Itulah salah satu penyebab, mengapa cadangan devisa kita terus menguat dan kini mencapai hampir USD 132 miliar. Padahal, banyak negara lain justru merosot cadangan devisanya. Malaysia misalnya, dalam empat tahun terakhir cadangan devisanya terkuras 30 persen sehingga kini cadangan devisanya hanya USD 101 miliar atau jauh di bawah kita. Malaysia terpukul oleh penurunan harga komoditas dan terjadinya skandal mega korupsi pada 1MDB (1 Malaysia Development Berhad).
Dari biaya pertemuan tahunan IMF-Bank Dunia sebesar Rp 800 miliar, sebenarnya sebagian dananya bakal berputar ke Indonesia lagi, karena dialokasikan untuk pembayaran akomodasi hotel di Bali, sewa kendaraan, konsumsi, dan lain-lain. Jadi sebenarnya juga terjadi perputaran multiplier effect di dalam negeri, yang akan membantu menghela pertumbuhan ekonomi.
Saya pernah diundang IMF untuk menghadiri Pertemuan Tahunan IMF-Bank Dunia 2012 di Tokyo. Pertemuannya dilakukan di Tokyo International Forum (TIF). Ekspos media di seluruh dunia sangat luar biasa besar. Itu merupakan tahun kedua Christine Lagarde menjadi pimpinan IMF, sesudah diangkat 5 Juli 2011. Saya tidak pernah lupa saat Christine Lagarde berpidato, tiba-tiba Tokyo dilanda gempa. Hadirin tetap tenang dan gempa pun berlalu.

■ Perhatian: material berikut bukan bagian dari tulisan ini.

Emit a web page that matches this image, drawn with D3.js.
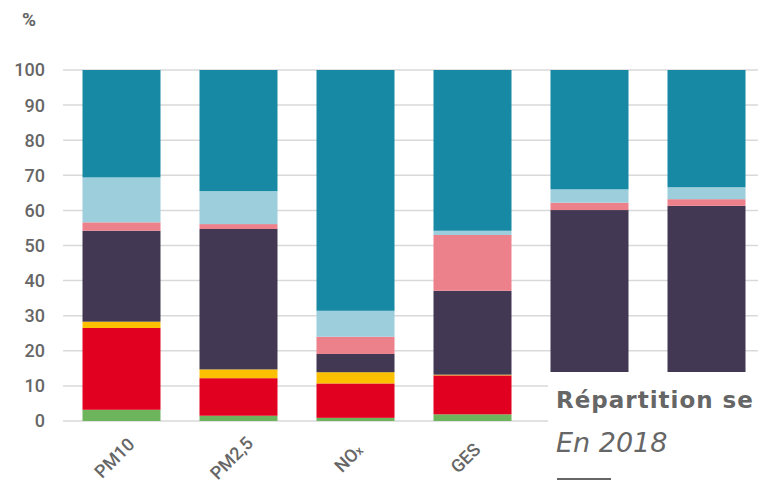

Sebagai peninjau, saya juga diajak makan siang bersama ekonom favorit Olivier Blanchard, yang saat itu menjabat chief economist IMF, sebelum digantikan oleh Maurice Obstfeld. Profesor Blanchard adalah ekonom Perancis yang menjadi nama besar di Harvard dan Massachusetts Institute of Technology (MIT). Makan siang yang hanya dihadiri lima ekonom selama dua jam tersebut sungguh mengasyikkan, karena topiknya tentang bagaimana AS berusaha keluar dari krisis subprime mortgage 2008-2009, dengan cara menurunkan suku bunga dan mencetak uang (quantitative easing).
Kini, pertemuan penting IMF-Bank Dunia itu tidak diselenggarakan di DC atau Tokyo, namun di Bali, “surga” destinasi pariwisata kita. Kesempatan ini tidak mudah berulang di kemudian hari, karena puluhan negara lain (ada 189 negara anggota) harus antri untuk menjadi tuan rumah. Mungkin kita harus menunggu setengah abad lagi. Sama seperti Asian Games, di mana kita dulu pernah menjadi tuan rumah pada 1962. Kita harus menunggu hingga 56 tahun untuk mengulangnya. Sungguh lama sekali.
*A. Tony Prasetiantono, Kepala Pusat Studi Ekonomi dan Kebijakan Publik UGM;Faculty Member Bank Indonesia Institute.